SAO PAULO — Brazilian authorities detained the wife of former boxing champion Arturo Gatti and formally accused her Sunday of killing him at a posh seaside tourist resort in Brazil.
Police said 23-year-old Amanda Rodrigues was taken into custody after contradictions in her interrogation and presented a formal accusation against her. Prosecutors will later decide whether she’ll be charged. Rodrigues, who denies any involvement in her husband’s death, was the first to find the slain boxer’s body early Saturday inside the vacation apartment they were renting at the Porto de Galinhas resort in northeastern Brazil, police said.
The former junior welterweight champion from Montreal was apparently strangled with the strap of a purse, which was found at the scene with blood stains, said Milena Saraiva, a spokeswoman for the state civil police.

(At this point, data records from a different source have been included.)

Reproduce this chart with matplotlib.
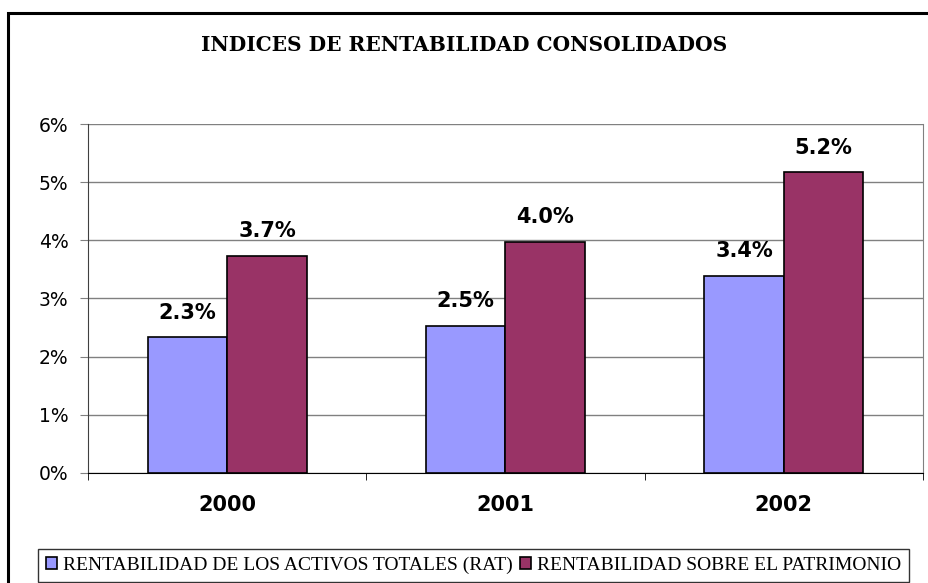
import numpy as np
import matplotlib.pyplot as plt
from matplotlib.lines import Line2D

anios = ['2000', '2001', '2002']
rat = [2.33, 2.53, 3.39]
rsp = [3.73, 3.97, 5.17]
serie_rat = 'RENTABILIDAD DE LOS ACTIVOS TOTALES (RAT)'
serie_rsp = 'RENTABILIDAD SOBRE EL PATRIMONIO'

fig = plt.figure(figsize=(9.29, 5.83), dpi=100)
ax = fig.add_axes([0.0947, 0.1887, 0.8988, 0.5986])

x = np.arange(len(anios))
ancho = 0.286

b1 = ax.bar(x - ancho / 2, rat, ancho, color='#9999FF', edgecolor='black',
            linewidth=1.2, label=serie_rat, zorder=3)
b2 = ax.bar(x + ancho / 2, rsp, ancho, color='#993366', edgecolor='black',
            linewidth=1.2, label=serie_rsp, zorder=3)

# etiquetas de valor
for barras in (b1, b2):
    for b in barras:
        ax.annotate(f'{b.get_height():.1f}%',
                    (b.get_x() + b.get_width() / 2, b.get_height()),
                    xytext=(0, 13.5), textcoords='offset points',
                    ha='center', va='baseline', fontsize=15,
                    fontweight='bold', family='DejaVu Sans')

ax.set_xlim(-0.5, 2.5)
ax.set_ylim(0, 6)
ax.set_yticks(range(7))
ax.set_yticklabels([f'{i}%' for i in range(7)], family='DejaVu Sans',
                   fontsize=13.5)
ax.yaxis.grid(True, color='#808080', linewidth=1, zorder=0)
ax.tick_params(axis='y', length=6, direction='out', pad=8, color='#808080')

ax.set_xticks(x)
ax.set_xticklabels(anios, family='DejaVu Sans', fontsize=15,
                   fontweight='bold')
ax.tick_params(axis='x', length=0, pad=16)
ax.set_xticks([-0.5, 0.5, 1.5, 2.5], minor=True)
ax.tick_params(axis='x', which='minor', length=5, direction='out')

ax.spines['top'].set_visible(False)
ax.spines['right'].set_color('#808080')
ax.spines['left'].set_color('#404040')
ax.spines['bottom'].set_color('black')

fig.text(0.5, 0.922, 'INDICES DE RENTABILIDAD CONSOLIDADOS',
         ha='center', va='center', fontsize=14.5, fontweight='bold',
         family='DejaVu Serif')

leg = fig.legend(loc='center', bbox_to_anchor=(0.5097, 0.030), ncol=2,
                 frameon=True, fancybox=False, edgecolor='black',
                 prop={'family': 'Liberation Serif', 'size': 14},
                 handlelength=0.55, handleheight=0.55, handletextpad=0.3,
                 columnspacing=0.4, borderpad=0.4, borderaxespad=0)
leg.get_frame().set_linewidth(1)

# marco exterior del grafico (solo borde izquierdo y superior visibles)
fig.add_artist(Line2D([0.009, 0.009, 1.0], [0.0, 0.978, 0.978],
                      transform=fig.transFigure, color='black',
                      linewidth=2.2, solid_joinstyle='miter'))

fig.savefig('out.png', dpi=100)
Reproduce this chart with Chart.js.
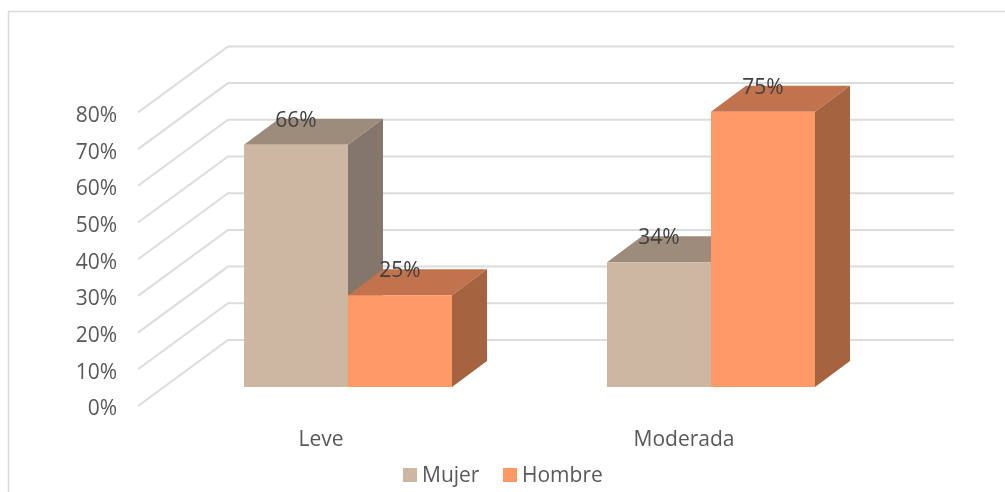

She told The Associated Press that the Canadian also sustained a head injury.
Police said Rodrigues, a Brazilian, could not explain how she spent nearly 10 hours inside the residence without noticing that Gatti was already dead. Rodrigues told police she had a fight with Gatti, 37, after dinner Friday night and he pushed her to the ground during the altercation, causing her to sustain minor injuries to her elbow and chin.
She told authorities Gatti was drunk and that a third party likely committed the crime after he went to the apartment by himself.
Witnesses had reported to police that the couple fought and that Gatti was drunk. Authorities were told the couple was extremely jealous of each other and that Gatti constantly complained about her clothing when she travelled to Brazil, Saraiva said.
Acelino (Popo) Freitas, a four-time world champion Brazilian boxer, told Globo TV’s Web site on Saturday that he was a close friend of Gatti and his wife and that he “knew they were having some sort of problem and were about to separate.”
They had planned to spend one month in Brazil on vacation. The couple’s one-year-old son, who was unhurt, was handed to Rodrigues’ sister, Saraiva said.
Gatti whose epic trilogy with Micky Ward branded him one of the most exciting fighters of his generation, retired in 2007 with a career record of 40-9 and 31 knockouts.